Shavuot is when the Jewish people celebrate the giving of the Torah at Har Sinai, Matan Torah. Yet upon closer inspection, this chag is full of contradictions.
First off, in the five times the Torah mentions Shavuot it just refers to the holiday as an agricultural commemoration, of the harvest and of the new fruits that the people brought to the Beit HaMikdash as offerings. It never explicitly refers to Shavuot as a celebration of Matan Torah. This came from the rabbis reading the verses closely to link the timing of Shavuot given in the Torah to the actual event of Matan Torah. But then why wouldn’t the Torah just explicitly tell us the date of Shavuot?
Second, think about Jewish holidays and observances. What do nearly all of them have in common? Rituals and laws, very specific things we’re supposed to do. Just think about Pesach, which even comes with its own script in the form of the Haggadah.
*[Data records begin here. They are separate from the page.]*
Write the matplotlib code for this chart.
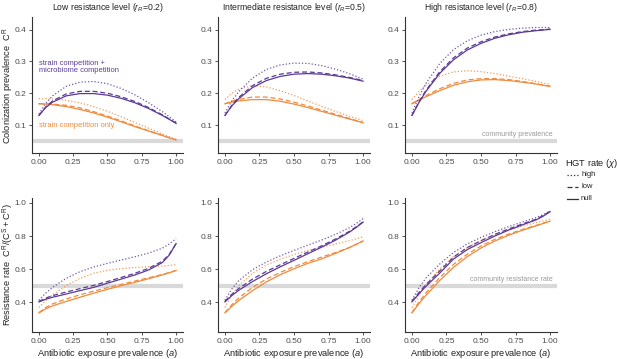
import matplotlib
matplotlib.use('Agg')
import matplotlib.pyplot as plt

plt.rcParams['font.family'] = ['Liberation Sans', 'DejaVu Sans']
plt.rcParams['mathtext.fontset'] = 'custom'
plt.rcParams['mathtext.rm'] = 'Liberation Sans'
plt.rcParams['mathtext.it'] = 'Liberation Sans:italic'

# antibiotic exposure prevalence (x values shared by all curves)
exposure = [0, 0.05, 0.1, 0.2, 0.3, 0.4, 0.5, 0.6, 0.7, 0.8, 0.9, 0.95, 1.0]

# colonization prevalence C^R, "micro" = strain + microbiome competition, "strain" = strain competition only
colon_low_micro = {
    'high': [0.135, 0.168, 0.192, 0.222, 0.235, 0.237, 0.230, 0.215, 0.195, 0.170, 0.142, 0.126, 0.110],
    'low':  [0.130, 0.157, 0.176, 0.198, 0.206, 0.206, 0.200, 0.189, 0.174, 0.155, 0.132, 0.119, 0.106],
    'null': [0.130, 0.155, 0.172, 0.192, 0.199, 0.199, 0.194, 0.184, 0.170, 0.152, 0.130, 0.118, 0.105],
}
colon_low_strain = {
    'high': [0.183, 0.183, 0.182, 0.178, 0.170, 0.158, 0.143, 0.126, 0.108, 0.090, 0.072, 0.063, 0.055],
    'low':  [0.167, 0.167, 0.166, 0.162, 0.154, 0.142, 0.128, 0.113, 0.097, 0.082, 0.068, 0.060, 0.053],
    'null': [0.167, 0.166, 0.164, 0.158, 0.149, 0.138, 0.125, 0.110, 0.095, 0.081, 0.067, 0.060, 0.053],
}
colon_int_micro = {
    'high': [0.138, 0.176, 0.205, 0.248, 0.275, 0.289, 0.295, 0.294, 0.287, 0.276, 0.262, 0.253, 0.244],
    'low':  [0.130, 0.162, 0.187, 0.224, 0.247, 0.260, 0.266, 0.267, 0.264, 0.258, 0.250, 0.245, 0.240],
    'null': [0.130, 0.160, 0.183, 0.218, 0.240, 0.253, 0.260, 0.262, 0.260, 0.255, 0.248, 0.243, 0.238],
}
colon_int_strain = {
    'high': [0.180, 0.200, 0.213, 0.224, 0.220, 0.208, 0.193, 0.176, 0.159, 0.143, 0.128, 0.121, 0.114],
    'low':  [0.167, 0.175, 0.181, 0.188, 0.188, 0.182, 0.172, 0.160, 0.147, 0.134, 0.121, 0.114, 0.108],
    'null': [0.167, 0.172, 0.176, 0.180, 0.180, 0.175, 0.166, 0.155, 0.143, 0.131, 0.119, 0.113, 0.107],
}
colon_high_micro = {
    'high': [0.138, 0.188, 0.230, 0.293, 0.337, 0.365, 0.383, 0.394, 0.401, 0.405, 0.407, 0.407, 0.407],
    'low':  [0.130, 0.172, 0.208, 0.267, 0.311, 0.342, 0.362, 0.377, 0.387, 0.394, 0.399, 0.400, 0.402],
    'null': [0.130, 0.170, 0.205, 0.262, 0.305, 0.336, 0.357, 0.373, 0.384, 0.392, 0.397, 0.399, 0.401],
}
colon_high_strain = {
    'high': [0.180, 0.205, 0.225, 0.253, 0.267, 0.271, 0.268, 0.262, 0.254, 0.246, 0.237, 0.232, 0.228],
    'low':  [0.167, 0.180, 0.192, 0.214, 0.231, 0.242, 0.246, 0.246, 0.243, 0.237, 0.230, 0.226, 0.222],
    'null': [0.167, 0.178, 0.189, 0.208, 0.225, 0.236, 0.242, 0.243, 0.240, 0.235, 0.229, 0.225, 0.222],
}

# resistance rate C^R / (C^S + C^R)
resist_low_micro = {
    'high': [0.412, 0.455, 0.490, 0.545, 0.585, 0.613, 0.635, 0.655, 0.675, 0.697, 0.727, 0.752, 0.785],
    'low':  [0.405, 0.425, 0.440, 0.462, 0.482, 0.502, 0.525, 0.550, 0.575, 0.605, 0.648, 0.690, 0.755],
    'null': [0.402, 0.418, 0.430, 0.450, 0.470, 0.490, 0.515, 0.540, 0.565, 0.595, 0.640, 0.685, 0.755],
}
resist_low_strain = {
    'high': [0.368, 0.410, 0.445, 0.500, 0.545, 0.575, 0.593, 0.603, 0.610, 0.615, 0.619, 0.622, 0.627],
    'low':  [0.337, 0.368, 0.390, 0.420, 0.445, 0.467, 0.488, 0.508, 0.528, 0.548, 0.568, 0.580, 0.592],
    'null': [0.335, 0.360, 0.378, 0.405, 0.430, 0.455, 0.478, 0.500, 0.520, 0.542, 0.565, 0.578, 0.592],
}
resist_int_micro = {
    'high': [0.412, 0.480, 0.530, 0.597, 0.643, 0.680, 0.713, 0.745, 0.776, 0.810, 0.850, 0.876, 0.905],
    'low':  [0.405, 0.448, 0.483, 0.540, 0.586, 0.626, 0.665, 0.703, 0.741, 0.782, 0.828, 0.856, 0.886],
    'null': [0.402, 0.440, 0.472, 0.525, 0.572, 0.614, 0.653, 0.693, 0.733, 0.775, 0.823, 0.852, 0.884],
}
resist_int_strain = {
    'high': [0.368, 0.445, 0.500, 0.575, 0.625, 0.660, 0.688, 0.712, 0.733, 0.752, 0.772, 0.783, 0.795],
    'low':  [0.337, 0.385, 0.425, 0.490, 0.540, 0.580, 0.615, 0.645, 0.673, 0.700, 0.730, 0.750, 0.770],
    'null': [0.335, 0.375, 0.410, 0.470, 0.523, 0.566, 0.602, 0.635, 0.662, 0.695, 0.730, 0.750, 0.770],
}
resist_high_micro = {
    'high': [0.412, 0.485, 0.545, 0.630, 0.700, 0.752, 0.792, 0.826, 0.857, 0.885, 0.912, 0.930, 0.950],
    'low':  [0.405, 0.458, 0.505, 0.588, 0.672, 0.730, 0.772, 0.810, 0.843, 0.873, 0.902, 0.924, 0.950],
    'null': [0.402, 0.450, 0.495, 0.575, 0.660, 0.718, 0.760, 0.800, 0.836, 0.868, 0.898, 0.920, 0.947],
}
resist_high_strain = {
    'high': [0.368, 0.440, 0.505, 0.600, 0.675, 0.730, 0.772, 0.808, 0.836, 0.860, 0.882, 0.892, 0.902],
    'low':  [0.337, 0.400, 0.455, 0.548, 0.628, 0.690, 0.740, 0.780, 0.812, 0.840, 0.865, 0.878, 0.890],
    'null': [0.335, 0.390, 0.440, 0.530, 0.610, 0.675, 0.728, 0.770, 0.805, 0.835, 0.862, 0.876, 0.890],
}

panel_titles = ['Low resistance level ($r_R$=0.2)',
                'Intermediate resistance level ($r_R$=0.5)',
                'High resistance level ($r_R$=0.8)']
community_prevalence = 0.05
community_resistance = 0.5
hgt_levels = ['high', 'low', 'null']

PURPLE = '#5b3a96'
ORANGE = '#f08a3c'
BAND = '#d9d9d9'
TICK_COL = '#4d4d4d'
TEXT_COL = '#222222'
line_styles = {'high': (0, (1, 1.6)), 'low': (0, (4, 2.2)), 'null': '-'}

W, H = 617, 359
fig = plt.figure(figsize=(W / 100, H / 100), dpi=100)

col_px = [(32, 183), (218, 370), (405, 557)]
row_px = [(17, 153), (198, 332)]


def px_axes(x0, x1, y0, y1):
    return fig.add_axes([x0 / W, 1 - y1 / H, (x1 - x0) / W, (y1 - y0) / H])


rows = [
    [(colon_low_micro, colon_low_strain), (colon_int_micro, colon_int_strain), (colon_high_micro, colon_high_strain)],
    [(resist_low_micro, resist_low_strain), (resist_int_micro, resist_int_strain), (resist_high_micro, resist_high_strain)],
]

axes = []
for r, row in enumerate(rows):
    for c, (micro, strain) in enumerate(row):
        ax = px_axes(col_px[c][0], col_px[c][1], row_px[r][0], row_px[r][1])
        axes.append(ax)
        ref = community_prevalence if r == 0 else community_resistance
        ax.axhline(ref, color=BAND, lw=3, zorder=1)
        for lvl in hgt_levels:
            a = 0.85 if lvl == 'high' else 1.0
            ax.plot(exposure, strain[lvl], color=ORANGE, ls=line_styles[lvl], lw=0.9, alpha=a, zorder=2)
            ax.plot(exposure, micro[lvl], color=PURPLE, ls=line_styles[lvl], lw=0.9, alpha=a, zorder=3)
        ax.set_xlim(-0.05, 1.05)
        ax.set_xticks([0, 0.25, 0.5, 0.75, 1.0])
        ax.set_xticklabels(['0.00', '0.25', '0.50', '0.75', '1.00'])
        if r == 0:
            ax.set_ylim(0.012, 0.44)
            ax.set_yticks([0.1, 0.2, 0.3, 0.4])
            ax.set_title(panel_titles[c], fontsize=6.2, color=TEXT_COL, pad=5)
        else:
            ax.set_ylim(0.22, 1.03)
            ax.set_yticks([0.4, 0.6, 0.8, 1.0])
            ax.set_xlabel('Antibiotic exposure prevalence ($a$)', fontsize=6.7, color=TEXT_COL, labelpad=2)
        for s in ['top', 'right']:
            ax.spines[s].set_visible(False)
        for s in ['left', 'bottom']:
            ax.spines[s].set_color('#333333')
            ax.spines[s].set_linewidth(0.8)
        ax.tick_params(length=2.5, width=0.6, color='#333333', labelsize=6.0,
                       labelcolor=TICK_COL, pad=1.5)

axes[0].set_ylabel('Colonization prevalence  $\\mathregular{C^R}$', fontsize=6.7, color=TEXT_COL)
axes[3].set_ylabel('Resistance rate  $\\mathregular{C^R/(C^S + C^R)}$', fontsize=6.7, color=TEXT_COL)
axes[0].yaxis.set_label_coords(-0.108, 0.5)
axes[3].yaxis.set_label_coords(-0.108, 0.5)

axes[0].text(0.0, 0.283, 'strain competition +\nmicrobiome competition', color=PURPLE,
             fontsize=5.4, va='center', ha='left', linespacing=1.15)
axes[0].text(0.0, 0.097, 'strain competition only', color=ORANGE, fontsize=5.4, va='center', ha='left')
axes[2].text(1.02, 0.069, 'community prevalence', color='#999999', fontsize=5.0, va='center', ha='right')
axes[5].text(1.02, 0.535, 'community resistance rate', color='#999999', fontsize=5.0, va='center', ha='right')

# legend drawn in figure pixels
fig.text(565 / W, 1 - 164 / H, 'HGT rate ($\\chi$)', fontsize=6.7, color=TEXT_COL, va='center', ha='left')
for i, lvl in enumerate(hgt_levels):
    y = 1 - (175 + 12 * i) / H
    fig.add_artist(plt.Line2D([567 / W, 578 / W], [y, y], color='#333333', lw=0.9,
                              ls=line_styles[lvl], transform=fig.transFigure))
    fig.text(581 / W, y, lvl, fontsize=5.4, color=TEXT_COL, va='center', ha='left')

fig.savefig('out.png', dpi=100)
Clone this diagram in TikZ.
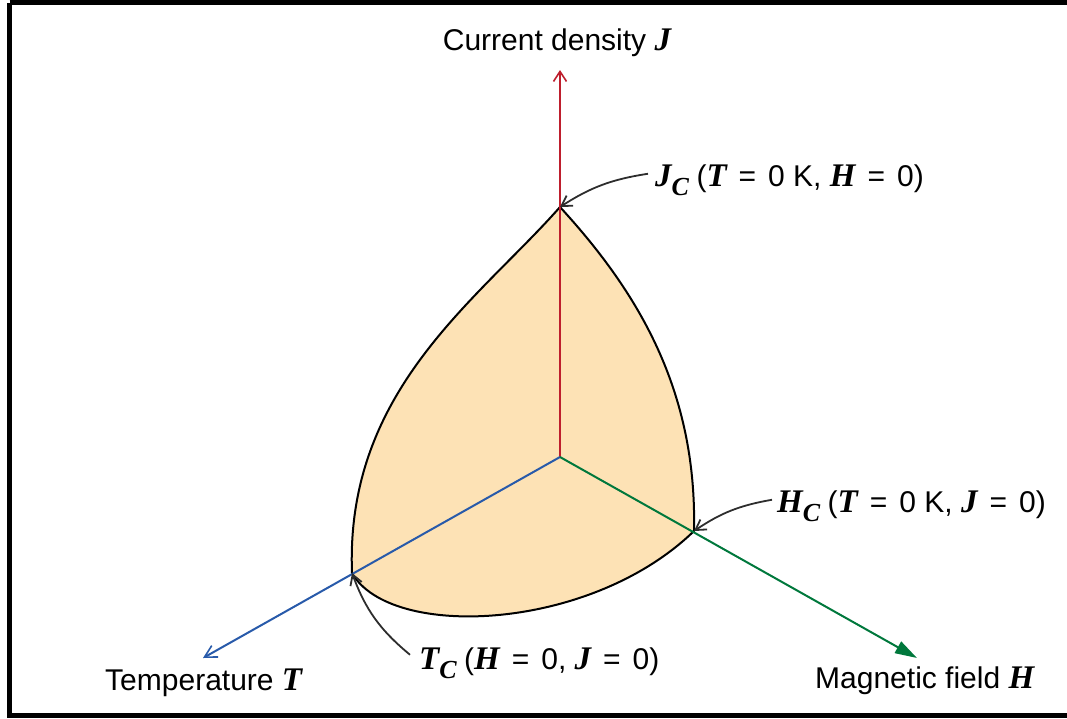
\documentclass[tikz,border=0pt]{standalone}
\usepackage{fontspec}
\setmainfont{Liberation Serif}
\setsansfont{Liberation Sans}
\usetikzlibrary{arrows.meta}
\definecolor{jred}{RGB}{190,30,45}
\definecolor{tblue}{RGB}{40,90,170}
\definecolor{hgreen}{RGB}{0,120,60}
\definecolor{scfill}{RGB}{253,226,181}
\definecolor{annot}{RGB}{45,45,45}
\newcommand\vb[1]{{\fontsize{33}{36}\selectfont\rmfamily\bfseries\itshape #1}}
\newcommand\subv[1]{\raisebox{-0.3em}{\fontsize{26}{28}\selectfont\rmfamily\bfseries\itshape #1}}
\begin{document}
\begin{tikzpicture}[x=1pt,y=-1pt,
  lbl/.style={font=\sffamily\fontsize{30}{34}\selectfont, inner sep=0pt},
  axis/.style={line width=2pt},
  outline/.style={line width=2pt, draw=black, fill=scfill},
  annarrow/.style={line width=1.8pt, draw=annot, -{Straight Barb[length=10pt,width=12pt,line width=1.8pt]}}]
\useasboundingbox (0,0) rectangle (1067,718);
% frame
\draw[line width=5pt] (9.5,2.5) -- (1090,2.5) (9.5,2.5) -- (9.5,715.5) -- (1090,715.5);
% key points
\coordinate (O) at (560,457);
\coordinate (Jc) at (560,207);
\coordinate (Tc) at (352,573);
\coordinate (Hc) at (694,531);
\coordinate (Jtip) at (560,70);
\coordinate (Ttip) at (203,658);
\coordinate (Htip) at (917,658);
% surface
\path[outline] (Jc) .. controls (478,300) and (345,390) .. (Tc)
  .. controls (390,640) and (590,632) .. (Hc)
  .. controls (697,390) and (638,292) .. (Jc) -- cycle;
% axes
\draw[axis, jred, -{Straight Barb[length=10pt,width=13pt,line width=1.6pt]}] (O) -- (Jtip);
\draw[axis, tblue, -{Straight Barb[length=12pt,width=13pt,line width=1.6pt]}] (O) -- (Ttip);
\draw[axis, hgreen, -{Triangle[length=22pt,width=13pt]}] (O) -- (Htip);
% labels
\node[lbl, anchor=base] (jlab) at (557,50) {Current density \vb{J}};
\node[lbl, anchor=base west] (tlab) at (105,690) {Temperature \vb{T}};
\node[lbl, anchor=base west] (hlab) at (815,688) {Magnetic field \vb{H}};
\node[lbl, anchor=base west] (jclab) at (655,186) {\vb{J}\subv{C}\hspace{0.25em}(\vb{T}\hspace{0.4em}=\hspace{0.4em}0 K, \vb{H}\hspace{0.4em}=\hspace{0.4em}0)};
\node[lbl, anchor=base west] (hclab) at (777,512) {\vb{H}\subv{C}\hspace{0.25em}(\vb{T}\hspace{0.4em}=\hspace{0.4em}0 K, \vb{J}\hspace{0.4em}=\hspace{0.4em}0)};
\node[lbl, anchor=base west] (tclab) at (419,669) {\vb{T}\subv{C}\hspace{0.25em}(\vb{H}\hspace{0.4em}=\hspace{0.4em}0, \vb{J}\hspace{0.4em}=\hspace{0.4em}0)};
% annotation arrows
\draw[annarrow] ([shift={(-7,-6)}]jclab.west) to[bend right=12] (Jc);
\draw[annarrow] ([shift={(-5,-6)}]hclab.west) to[bend right=12] (Hc);
\draw[annarrow] ([shift={(-9,-8)}]tclab.west) to[bend left=15] (Tc);
\end{tikzpicture}
\end{document}
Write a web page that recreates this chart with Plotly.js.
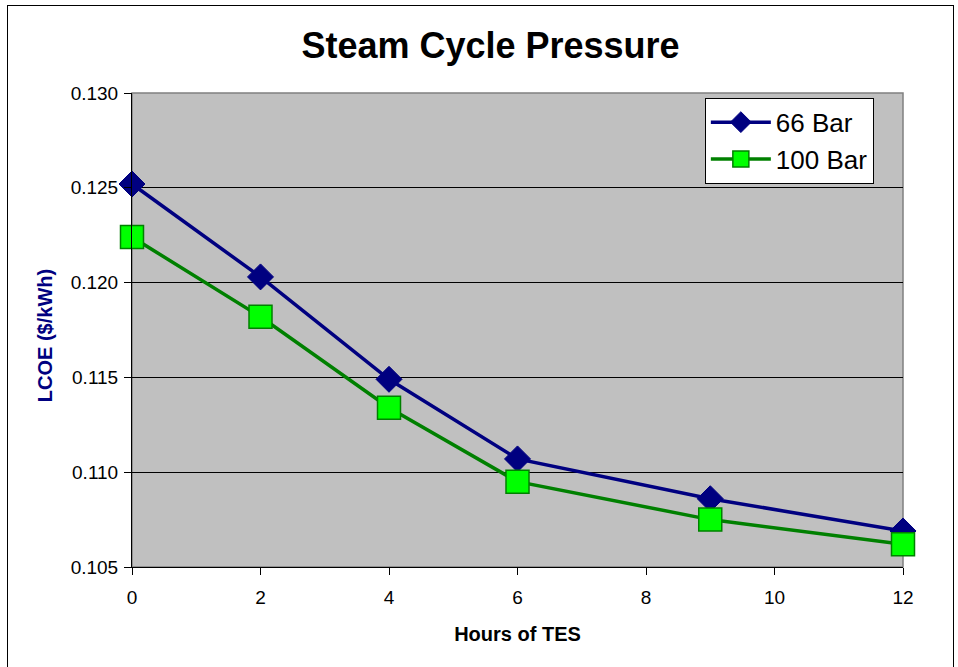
<!DOCTYPE html>
<html>
<head>
<meta charset="utf-8">
<script src="https://cdn.plot.ly/plotly-3.0.1.min.js"></script>
<style>
html,body{margin:0;padding:0;background:#fff;}
#wrap{position:relative;width:958px;height:667px;overflow:hidden;}
#frame{position:absolute;left:7px;top:5px;width:945px;height:700px;border:1px solid #000;pointer-events:none;z-index:5;}
#chart{position:absolute;left:0;top:0;width:958px;height:667px;}
</style>
</head>
<body>
<div id="wrap"><div id="chart"></div><div id="frame"></div></div>
<script>
const hours = [0, 2, 4, 6, 9, 12];
const bar66 = [0.1252, 0.1203, 0.1149, 0.1107, 0.1086, 0.1069];
const bar100 = [0.1224, 0.1182, 0.1134, 0.1095, 0.1075, 0.1062];
const xTicks = [0, 2, 4, 6, 8, 10, 12];
const yTicks = [0.105, 0.110, 0.115, 0.120, 0.125, 0.130];

const traces = [
  {x: hours, y: bar66, name: '66 Bar', mode: 'lines+markers', cliponaxis: false,
   line: {color: '#000080', width: 3.5},
   marker: {symbol: 'diamond', size: 20, color: '#000080', line: {color: '#000080', width: 1}}},
  {x: hours, y: bar100, name: '100 Bar', mode: 'lines+markers', cliponaxis: false,
   line: {color: '#008000', width: 3.5},
   marker: {symbol: 'square', size: 23, color: '#00ff00', line: {color: '#008000', width: 1.5}}}
];

const layout = {
  width: 958, height: 667,
  margin: {l: 132, r: 55, t: 93, b: 100},
  paper_bgcolor: 'rgba(0,0,0,0)',
  plot_bgcolor: '#c0c0c0',
  font: {family: 'Arial, "Liberation Sans", sans-serif', color: '#000', size: 19},
  title: {text: '<b>Steam Cycle Pressure</b>', x: 0.512, xanchor: 'center', y: 0.932, yanchor: 'middle',
          font: {size: 36, color: '#000'}},
  xaxis: {range: [0, 12], tickvals: xTicks, ticktext: xTicks.map(String),
          showgrid: false, zeroline: false, showline: true, linecolor: '#000', linewidth: 1,
          ticks: 'outside', ticklen: 7, tickcolor: '#000', tickfont: {size: 19}, ticklabelstandoff: 6,
          title: {text: '<b>Hours of TES</b>', font: {size: 20, color: '#000'}, standoff: 20}},
  yaxis: {range: [0.105, 0.130], tickvals: yTicks, ticktext: yTicks.map(v => v.toFixed(3)),
          showgrid: true, gridcolor: '#000', gridwidth: 1, zeroline: false,
          showline: true, linecolor: '#000', linewidth: 1,
          ticks: 'outside', ticklen: 7, tickcolor: '#000', tickfont: {size: 19}, ticklabelstandoff: 2},
  annotations: [{text: '<b>LCOE ($/kWh)</b>', textangle: -90, xref: 'paper', yref: 'paper',
                 x: -0.1128, y: 0.487, xanchor: 'center', yanchor: 'middle', showarrow: false,
                 font: {size: 20, color: '#000080'}}],
  legend: {x: 0.743, y: 0.99, xanchor: 'left', yanchor: 'top', bgcolor: '#fff',
           bordercolor: '#000', borderwidth: 1, font: {size: 26, color: '#000'},
           tracegroupgap: 0, itemwidth: 60},
  shapes: [{type: 'rect', xref: 'paper', yref: 'paper', x0: 0, x1: 1, y0: 0, y1: 1,
            line: {color: '#808080', width: 1.5}, layer: 'below'}],
  showlegend: true
};
Plotly.newPlot('chart', traces, layout, {displayModeBar: false, staticPlot: true});
</script>
</body>
</html>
For a holiday celebrating freedom, it’s very structured, whereas Shavuot, a holiday celebrating the Jewish people receiving the Law and Word of God, is almost without structure other than bringing the first fruit offerings. The tradition of staying up all night to study Torah developed later (as did those of eating dairy and reading Megillat Ruth).
Third, why is the actual giving of the Torah given such short shrift, seemingly, in the Torah itself? We’re commanded constantly to remember God taking us out of Egypt, but not to remember God giving us the Torah.
And one last question pertinent to our current circumstances: Jewish tradition teaches that Matan Torah included not only the people who were recently taken out of Egypt, but the souls of every single Jewish person for generations to come. We were “all standing together at Sinai” for this mass, shared revelation. How can we commemorate Shavuot while isolated in our own homes?
The answer to all of these is found in the essential nature of Shavuot itself, which has deep teachings for us regarding what it means to be Jewish and connect with the Torah.
According to Rashi, the Torah, usually very specific about the dates and timing of chagim, deliberately obscures the date of Shavuot so that we don’t link receiving the Torah to any one day. Whereas we’re meant to constantly remember being taken out of Egypt, we are meant to relive the receiving the Torah on a constant basis, not just on a specific day or through a set of specific rituals, but every single day and in everything we do.
On Pesach, we are commemorating just being taken out of hundreds of years of slavery. We need God-given structure to help us experience freedom. We need a script. By Shavuot, God is teaching us that to truly be a free Jewish people, collectively and as individuals, we need to establish our own connections to the Torah within this structure. And indeed, we developed the tradition of reliving receiving the Torah by staying up all night to learn it.
This year, we’ll be doing that in our own individual homes, not in person as a community. But just as our souls were all together at Sinai, they’ll be together this year, even while we’re apart. This year provides an enormous opportunity for each of us to go back to the roots of the chag and work to find our own letter in the Torah, so to speak, connecting with it as we relive it, and taking that work forward into the rest of the year.